Effective estate plans meet many needs: providing an adequate standard of living during the estateholder’s life, efficient transfer of property after death, maximizing the amount passed to heirs, and limiting inconveniences and delays for beneficiaries. Most estate plans require the knowledge and skills of many diverse professions working together. These professionals typically have a passing knowledge of each other’s fields — but the complexity of most estate plans requires them to bring their individual skills together to create an effective, detailed plan.

Attorney
A properly planned estate relies on legal documentation that provides detailed instructions to the executor, trustee, survivors, and the probate system. Wills, trust agreements, and other documents must be drafted properly — courts interpret them literally, so proper language and form are essential. An attorney familiar with the laws of the estateholder’s state of domicile should draft the will, since the domicile state has jurisdiction over the final disposition of the estate. For complex estates, an attorney specializing in estate law and the tax code is essential.
Accountant
The accountant often has the earliest and broadest view of the estate’s financial condition — particularly regarding business interests. After the estateholder’s death, the accountant will be called on to complete the necessary income and death tax returns. Given a continually changing tax code, an experienced accountant is a critical team member. For complex plans, an accountant specializing in estate taxation is essential.
Life Insurance Agent
Most estate plans require additional sources of liquidity to ensure proper execution. Life insurance policies commonly provide the needed cash. An experienced life agent can find the most appropriate coverage for the estateholder’s situation — balancing lifetime cash values, tax-deferred growth, and death benefits that provide estate liquidity.
Financial Planner
The financial planner is usually the integrator of the individual contributions of all other team members. The goal is to create a lifetime plan of which the estate plan is simply the final component — coordinating the estate plan with retirement planning, insurance coverage, personal investments, and income tax strategies to provide the broadest perspective.

Fiduciaries

To a great extent, the level of success achieved by the estate plan rests with the fiduciaries selected by the estateholder. Executors manage the probate estate and settle debts and obligations. Trustees manage property placed in trust. Their skills and aptitudes have a great impact on the ultimate success or failure of the plan.

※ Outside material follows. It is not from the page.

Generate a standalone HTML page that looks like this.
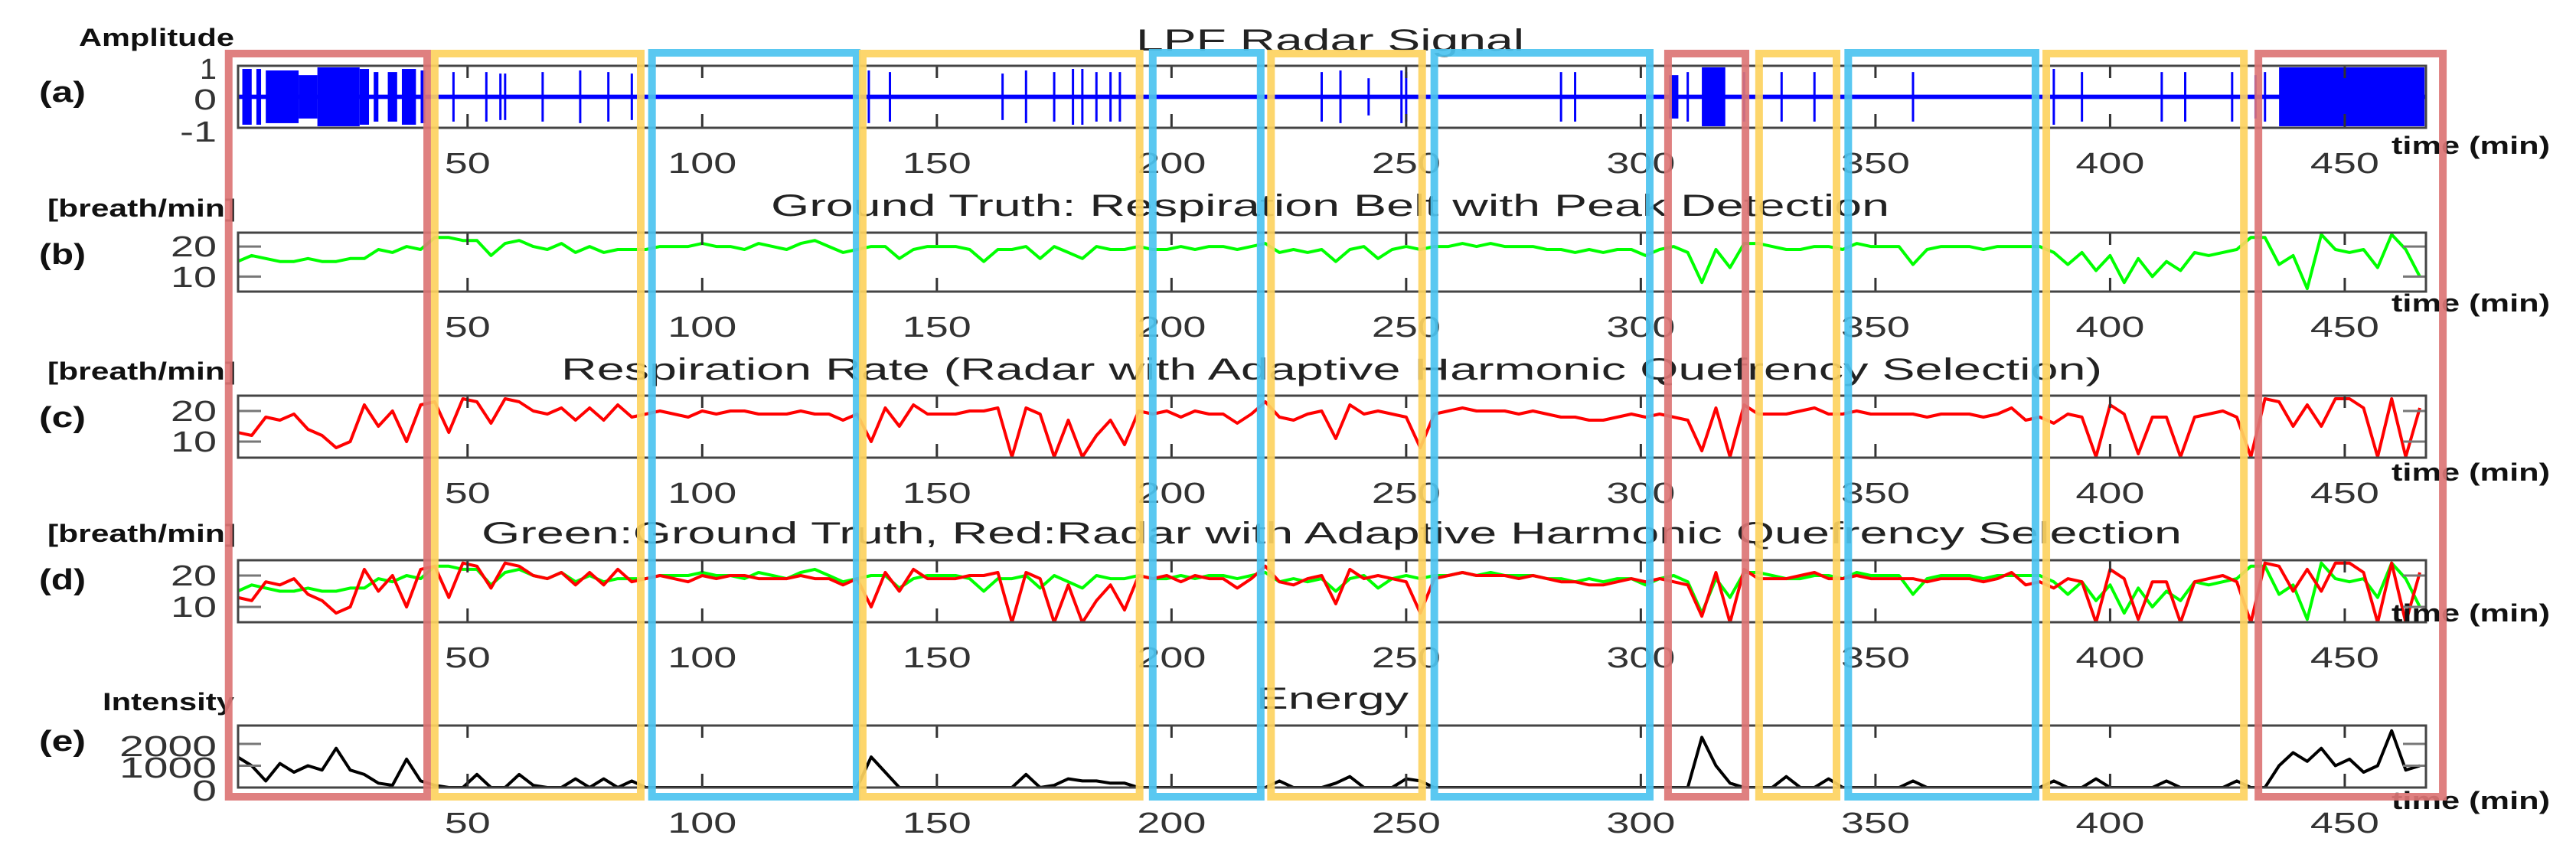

Often, the estate planning team includes these fiduciaries — especially professional trust officers who deal with estate planning matters daily. In the case of non-professional fiduciaries (family members or friends), the estateholder may not wish to include them in the planning process. However, the estateholder must confirm that nominated fiduciaries are willing and able to perform these critical functions and communicate a general sense of the plan to them.

The Most Important Team Member
The most important member of the estate planning team is the estateholder. The various professionals can assist in designing the plan, but it is the individual estateholder who must decide the details. Every estate plan is a unique creation tailored to the individual’s circumstances. There are no “right” solutions — the estateholder must ultimately decide which strategies are most suitable for his or her situation.